Rocky filming in Philadelphia

Saturday, August 20th, 2005

I’ll be honest — I was borderline disgusted when I received my first Gagliardi Trophy publicity package last winter, one promoting Wesley safety Rocky Myers for the award. I was sure this wasn’t within the spirit of the award, wasn’t in keeping with what Division III is all about. And since I’d heard of everyone on the ballot and was familiar with who they played for and against, I voted without looking at the highlight DVD.

But eventually my curiosity got the better of me, and I popped it in the computer and watched it. It was a highlight video, set to the theme from Rocky.

Myers has moved into the real cinema world this month, however, playing New York Giants fullback Larry Csonka in an upcoming movie called Invincible, about Vince Papale, who went from substitute teacher to Eagles special teamer in 1976. The News Journal of Wilmington, Del., talked to Myers and reports.

Numbers, numbers, numbers

Sunday, August 14th, 2005

Football might not be the game of stats that baseball is, but it’s a time of year when numbers are plentiful — numbers of recruits and numbers of kids in camp.

When you see published numbers, pass them along with a link. Don’t pass second-hand information, what you heard from your buddies, etc. Give us a link.

To start things off, Maryville (Tenn.) has 129 in camp and 76 freshmen.
St. John’s has 190 at practice, down from 197 last year.
Louisiana College had 102 players report to camp.
Linfield expects 170 when camp opens.

On Frosty’s induction

Saturday, August 13th, 2005

Frosty Westering at Stagg Bowl XXVII.Retired Pacific Lutheran coach Frosty Westering, who led the Lutes to the 1999 Division III national championship, is one of two former Division III coaches being inducted into the College Football Hall of Fame this weekend. And he’s still having a profound impact on those who are getting to know of him for the first time.

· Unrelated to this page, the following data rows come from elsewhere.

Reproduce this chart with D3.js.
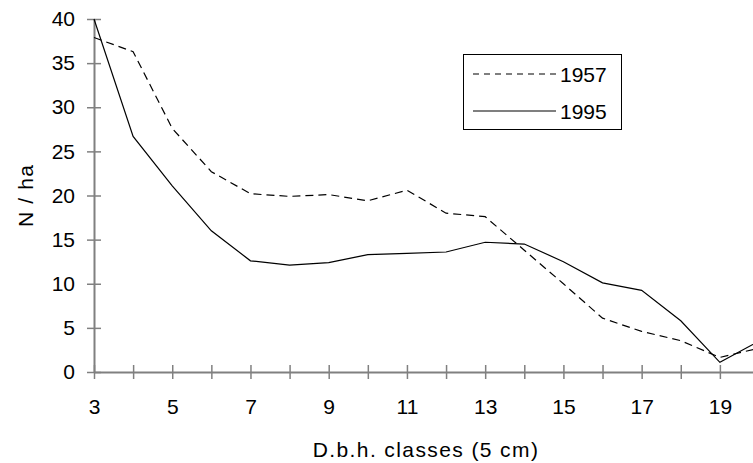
<!DOCTYPE html>
<html>
<head>
<meta charset="utf-8">
<script src="https://cdn.jsdelivr.net/npm/d3@7"></script>
<style>
  html, body { margin: 0; padding: 0; background: #fff; }
  svg { display: block; }
  text { font-family: "Liberation Sans", Arial, sans-serif; fill: #000; }
</style>
</head>
<body>
<svg id="chart" width="753" height="463"></svg>
<script>
// Diameter classes (5 cm steps)
const classes = [3, 4, 5, 6, 7, 8, 9, 10, 11, 12, 13, 14, 15, 16, 17, 18, 19, 20];
// Stems per hectare by class
const n1957 = [37.9, 36.3, 27.6, 22.7, 20.2, 19.9, 20.1, 19.4, 20.6, 18.0, 17.6, 13.8, 10.0, 6.1, 4.6, 3.55, 1.65, 2.7];
const n1995 = [40.0, 26.7, 21.1, 16.0, 12.6, 12.1, 12.4, 13.3, 13.45, 13.6, 14.7, 14.5, 12.5, 10.1, 9.25, 5.8, 1.1, 3.5];
const seriesNames = ["1957", "1995"];
const xTickLabels = [3, 5, 7, 9, 11, 13, 15, 17, 19];
const yTickValues = [0, 5, 10, 15, 20, 25, 30, 35, 40];

const svg = d3.select("#chart");

const x = d3.scaleLinear().domain([3, 20]).range([94, 759]);
const y = d3.scaleLinear().domain([0, 40]).range([372, 19]);

const axisColor = "#808080";
const fontSize = 21;
const fontFamily = "Liberation Sans, Arial, sans-serif";

// Y axis
const yAxis = svg.append("g").attr("transform", `translate(${x(3)},0)`)
  .call(d3.axisLeft(y).tickValues(yTickValues).tickSize(7).tickSizeOuter(0).tickPadding(12));
yAxis.select(".domain").attr("stroke", axisColor).attr("stroke-width", 2);
yAxis.selectAll(".tick line").attr("stroke", axisColor).attr("stroke-width", 1.5).attr("x2", 7).attr("x1", -7);
yAxis.selectAll(".tick text").attr("font-size", fontSize).attr("font-family", fontFamily).attr("fill", "#000");

// X axis
const xAxis = svg.append("g").attr("transform", `translate(0,${y(0)})`)
  .call(d3.axisBottom(x).tickValues(classes).tickSize(7).tickSizeOuter(0)
    .tickFormat(d => xTickLabels.includes(d) ? d : "").tickPadding(20));
xAxis.select(".domain").attr("stroke", axisColor).attr("stroke-width", 2);
xAxis.selectAll(".tick line").attr("stroke", axisColor).attr("stroke-width", 1.5).attr("y1", -7).attr("y2", 7);
xAxis.selectAll(".tick text").attr("font-size", fontSize).attr("font-family", fontFamily).attr("fill", "#000");

// Axis titles
svg.append("text")
  .attr("transform", `translate(33,195.5) rotate(-90)`)
  .attr("text-anchor", "middle")
  .attr("font-size", fontSize)
  .attr("letter-spacing", "1.2px")
  .text("N / ha");

svg.append("text")
  .attr("x", 426).attr("y", 457)
  .attr("text-anchor", "middle")
  .attr("font-size", fontSize)
  .attr("letter-spacing", "1.4px")
  .text("D.b.h. classes (5 cm)");

// Series lines
const line = d3.line().x(d => x(d[0])).y(d => y(d[1]));
const series = [
  { name: seriesNames[0], values: n1957, dash: "8,5" },
  { name: seriesNames[1], values: n1995, dash: null }
];
series.forEach(s => {
  svg.append("path")
    .datum(classes.map((c, i) => [c, s.values[i]]))
    .attr("fill", "none")
    .attr("stroke", "#000")
    .attr("stroke-width", 1.2)
    .attr("stroke-dasharray", s.dash)
    .attr("d", line);
});

// Legend
const legend = svg.append("g");
legend.append("rect")
  .attr("x", 463.5).attr("y", 54.5).attr("width", 158).attr("height", 75)
  .attr("fill", "#fff").attr("stroke", "#000").attr("stroke-width", 1);
series.forEach((s, i) => {
  const ly = 74 + i * 37;
  legend.append("line")
    .attr("x1", 473).attr("x2", 556).attr("y1", ly).attr("y2", ly)
    .attr("stroke", "#000").attr("stroke-width", 1.2)
    .attr("stroke-dasharray", s.dash ? "6,5" : null);
  legend.append("text")
    .attr("x", 560).attr("y", ly + 7.5)
    .attr("font-size", fontSize)
    .text(s.name);
});
</script>
</body>
</html>
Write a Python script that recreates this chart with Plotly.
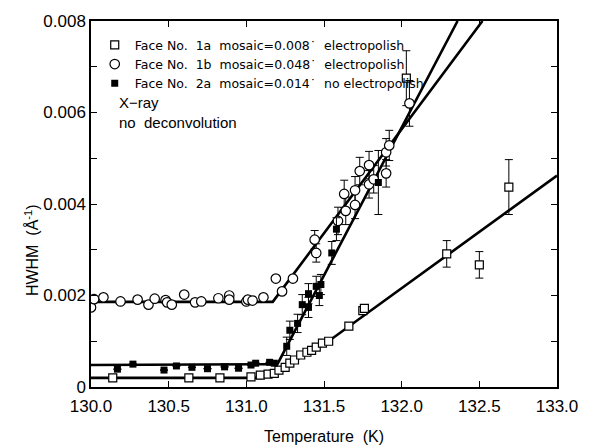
import plotly.graph_objects as go

# ---- data ----
# Face No. 1a (open squares)
t_1a = [130.14, 130.63, 130.83, 131.03, 131.09, 131.14, 131.18, 131.21, 131.25, 131.28,
        131.31, 131.35, 131.39, 131.42, 131.45, 131.49, 131.53, 131.66, 131.75, 131.76,
        132.03, 132.29, 132.50, 132.69]
w_1a = [0.00020, 0.00020, 0.00020, 0.00022, 0.00026, 0.00028, 0.00030, 0.00037, 0.00043, 0.00052,
        0.00059, 0.00070, 0.00076, 0.00080, 0.00087, 0.00096, 0.00100, 0.00133, 0.00167, 0.00172,
        0.00675, 0.00291, 0.00267, 0.00437]
e_1a = [0, 0, 0, 0, 0, 0, 0, 0, 0, 0,
        0, 0, 0, 0, 0, 0, 0, 0, 0, 0,
        0.0006, 0.00029, 0.00029, 0.0006]

# Face No. 1b (open circles)
t_1b = [130.00, 130.02, 130.08, 130.19, 130.30, 130.37, 130.41, 130.48, 130.49, 130.52,
        130.60, 130.67, 130.71, 130.82, 130.89, 130.89, 131.00, 131.01, 131.04, 131.11,
        131.19, 131.23, 131.30, 131.44, 131.45, 131.59, 131.63, 131.64, 131.70, 131.70,
        131.73, 131.79, 131.79, 131.82, 131.90, 131.90, 131.92, 132.05]
w_1b = [0.00174, 0.00192, 0.00196, 0.00187, 0.00191, 0.00180, 0.00193, 0.00190, 0.00185, 0.00180,
        0.00202, 0.00185, 0.00187, 0.00194, 0.00200, 0.00191, 0.00187, 0.00191, 0.00189, 0.00196,
        0.00237, 0.00209, 0.00237, 0.00322, 0.00293, 0.00363, 0.00422, 0.00385, 0.00398, 0.00430,
        0.00472, 0.00443, 0.00485, 0.00454, 0.00467, 0.00513, 0.00528, 0.00620]
e_1b = [0] * 23 + [0.0002, 0.0002, 0.0003, 0.0003, 0.0003, 0.0003, 0.0003,
                   0.0003, 0.0003, 0.0003, 0.0003, 0.0003, 0.0003, 0.00033, 0.0005]

# Face No. 2a (filled squares)
t_2a = [130.17, 130.27, 130.47, 130.55, 130.65, 130.75, 130.86, 130.95, 131.03, 131.06,
        131.15, 131.18, 131.26, 131.28, 131.33, 131.36, 131.40, 131.40, 131.45, 131.47,
        131.48, 131.55, 131.58, 131.85]
w_2a = [0.00039, 0.00050, 0.00037, 0.00046, 0.00043, 0.00040, 0.00044, 0.00041, 0.00048, 0.00052,
        0.00054, 0.00052, 0.00089, 0.00124, 0.00139, 0.00180, 0.00174, 0.00204, 0.00220, 0.00200,
        0.00224, 0.00293, 0.00345, 0.00447]
e_2a = [0] * 12 + [0.0002, 0.0002, 0.0002, 0.00022, 0.00022, 0.00022, 0.00022, 0.00022,
                   0.00022, 0.00025, 0.00025, 0.0007]

# fitted curves (knots)
fit_1a_t = [130.0, 131.10, 131.20, 131.30, 131.40, 131.50, 133.0]
fit_1a_w = [0.00020, 0.00020, 0.00033, 0.00055, 0.00075, 0.00093, 0.00462]
fit_1b_t = [130.0, 131.17, 132.52]
fit_1b_w = [0.00186, 0.00186, 0.0080]
fit_2a_t = [130.0, 131.20, 132.36]
fit_2a_w = [0.00048, 0.00050, 0.0080]

legend_names = ["Face\u00a0No.\u00a0\u00a01a\u00a0\u00a0mosaic=0.008\u02d9\u00a0\u00a0electropolish",
                "Face\u00a0No.\u00a0\u00a01b\u00a0\u00a0mosaic=0.048\u02d9\u00a0\u00a0electropolish",
                "Face\u00a0No.\u00a0\u00a02a\u00a0\u00a0mosaic=0.014\u02d9\u00a0\u00a0no\u00a0electropolish"]

x_ticks = [130.0, 130.5, 131.0, 131.5, 132.0, 132.5, 133.0]
x_ticktext = ["130.0", "130.5", "131.0", "131.5", "132.0", "132.5", "133.0"]
y_ticks = [0, 0.002, 0.004, 0.006, 0.008]
y_ticktext = ["0", "0.002", "0.004", "0.006", "0.008"]

TICKFONT = dict(family="Liberation Sans", size=17, color="black")

fig = go.Figure()

for tt, ww in [(fit_1a_t, fit_1a_w), (fit_1b_t, fit_1b_w), (fit_2a_t, fit_2a_w)]:
    fig.add_trace(go.Scatter(x=tt, y=ww, mode="lines", line=dict(color="black", width=2.6),
                             showlegend=False, hoverinfo="skip"))

err_style = dict(type="data", color="black", thickness=1, width=4)

fig.add_trace(go.Scatter(
    x=t_1a, y=w_1a, mode="markers", name=legend_names[0],
    marker=dict(symbol="square", size=8, color="white", line=dict(color="black", width=1.2)),
    error_y=dict(array=e_1a, **err_style)))
fig.add_trace(go.Scatter(
    x=t_1b, y=w_1b, mode="markers", name=legend_names[1],
    marker=dict(symbol="circle", size=9.5, color="white", line=dict(color="black", width=1.2)),
    error_y=dict(array=e_1b, **err_style)))
fig.add_trace(go.Scatter(
    x=t_2a, y=w_2a, mode="markers", name=legend_names[2],
    marker=dict(symbol="square", size=7, color="black", line=dict(color="black", width=0)),
    error_y=dict(array=e_2a, **err_style)))

fig.update_layout(
    width=590, height=447,
    margin=dict(l=91, r=22, t=19, b=60),
    paper_bgcolor="white", plot_bgcolor="white",
    font=dict(family="Liberation Sans, Arial, sans-serif", color="black"),
    showlegend=True,
    legend=dict(x=0.008, y=0.975, xanchor="left", yanchor="top",
                bgcolor="rgba(0,0,0,0)", borderwidth=0,
                font=dict(family="DejaVu Sans", size=12.5, color="black"),
                tracegroupgap=0, itemsizing="trace"),
    xaxis=dict(range=[130, 133], tickvals=x_ticks, ticktext=x_ticktext,
               ticks="inside", ticklen=6, tickwidth=1, tickcolor="black",
               showline=True, linecolor="black", linewidth=1.5, mirror="ticks",
               showgrid=False, zeroline=False, tickfont=TICKFONT,
               ticklabeloverflow="allow", ticklabelstandoff=3),
    yaxis=dict(range=[0, 0.008], tickvals=y_ticks, ticktext=y_ticktext,
               ticks="inside", ticklen=6, tickwidth=1, tickcolor="black",
               minor=dict(dtick=0.001, ticks="inside", ticklen=6, tickcolor="black", tickwidth=1),
               showline=True, linecolor="black", linewidth=1.5, mirror="ticks",
               showgrid=False, zeroline=False, tickfont=TICKFONT),
    annotations=[
        dict(text="Temperature  (K)", xref="paper", yref="paper", x=0.5, y=-0.136,
             xanchor="center", yanchor="middle", showarrow=False,
             font=dict(family="Liberation Sans", size=16, color="black")),
        dict(text="HWHM  (Å<sup>-1</sup>)", xref="paper", yref="paper", x=-0.128, y=0.375,
             xanchor="center", yanchor="middle", textangle=-90, showarrow=False,
             font=dict(family="Liberation Sans", size=16, color="black")),
        dict(text="X\u2212ray<br>no  deconvolution", xref="paper", yref="paper",
             x=(118 - 91) / 477, y=(387 - 90) / 368, xanchor="left", yanchor="top",
             align="left", showarrow=False,
             font=dict(family="Liberation Sans", size=15, color="black")),
    ],
)

fig.write_html("out.html")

Witness this piece on Westering from the South Bend Tribune.

It reminds us that we had first impressions as well, or at least second impressions in Mark Simon’s post-Stagg Bowl feature from six years ago.

Longtime UW-La Crosse coach Roger Harring, who led the Eagles to the 1992 and 1995 Division III national titles, is in this year’s induction class as well.

Post Patterns changes coming

Thursday, August 11th, 2005

As you might have observed, over the past year D3football.com (and to a lesser extent, D3hoops.com) has suffered occasional slowdowns, times at which one site or the other would move at a crawl because of high traffic.

We attempted to alleviate that in February by moving D3hoops.com’s message board, Posting Up, onto a separate server within the same host. While that worked, it was only a temporary measure — we have more planned.

Unfortunately, our message board software itself, which we have been using since Posting Up opened in November 1998, is part of the problem. Although we love Discus because it was written by programmers associated with Hope College, we have outgrown it and it can not support a site of our size.

To this end, we’re changing message board software. We’re also combining Post Patterns with Posting Up and we’re putting the combined message board on a separate server. We believe this will make both D3hoops.com and D3football.com run more smoothly all year.

The new board will also have more modern features, the types of things you’re used to if you use forums on other sites. Your username and password will carry over to the new site and we’ll transfer the posts. To this end, we will temporarily shut down new user registration later in the week, and will shut down the entire board sometime on Saturday evening before the transfer. When all is complete we’ll put up the new link.

If you are registered for both Posting Up and Post Patterns, we are attempting to determine that now so we can combine them into one account, with one post total. We’ll attempt to use your password from Post Patterns, since this sport is more active at the moment.

Last-place teams who will surprise

Thursday, August 4th, 2005

Conference coaches’ polls almost always throw out at least a few puzzlers a year, usually at the bottom of the standings. For the most part, top picks are defensible, and certainly the coaches have a good idea of what to expect from teams in their conference. But sometimes things don’t add up.

Take the last-place pick in the USA South. I would be very surprised if USAC newcomer Maryville follows up on the near-unanimous eighth-place pick it was voted. This is Tony Ierulli’s third season with the Scots after taking over a program that had a 12-game losing streak. They were 2-8 in his first season and 5-4 last year. Even though the USAC looks like a conference on the rise, Maryville will be more than competitive. Even if they don’t win a single road game because of the travel distances, the road to Tennessee goes both ways, and I can see Averett, Greensboro, Ferrum and Methodist each having trouble. The Scots could also pick off a win at North Carolina Wesleyan.

Paying your dues? Maybe. But then again, the PAC slotted Thomas More fifth in the league’s first year with seven teams. That seems reasonable, although I might have put them fourth considering the coaches changes at Waynesburg and Westminster (Pa.).

I don’t see Lycoming finishing seventh in the MAC. Last year was an aberration. I really think you have to throw out the year immediately following the death of a player or an assistant coach, and we’ve seen it happen more than once. Last year was not indicative of where the Lycoming program is and I wouldn’t pick them any lower than fourth.

I also have to think Catholic will do better than last place in the ODAC, with Tom Clark able to get a full recruiting class in and the anticipated return of wide receiver Nick Bublavi. I’ll be honest — I saw them play once last year and they were truly awful. But history won’t repeat itself.

On the other hand, the NCAC, OAC and PAC had Hiram, Heidelberg and Bethany coming in last, and it’s hard to argue with any of those picks.

Then again, no poll is perfect. Even our own preseason Top 25 saw Wooster slide in at No. 25. I think the No. 4 pick they got in the NCAC preseason poll is more reasonable.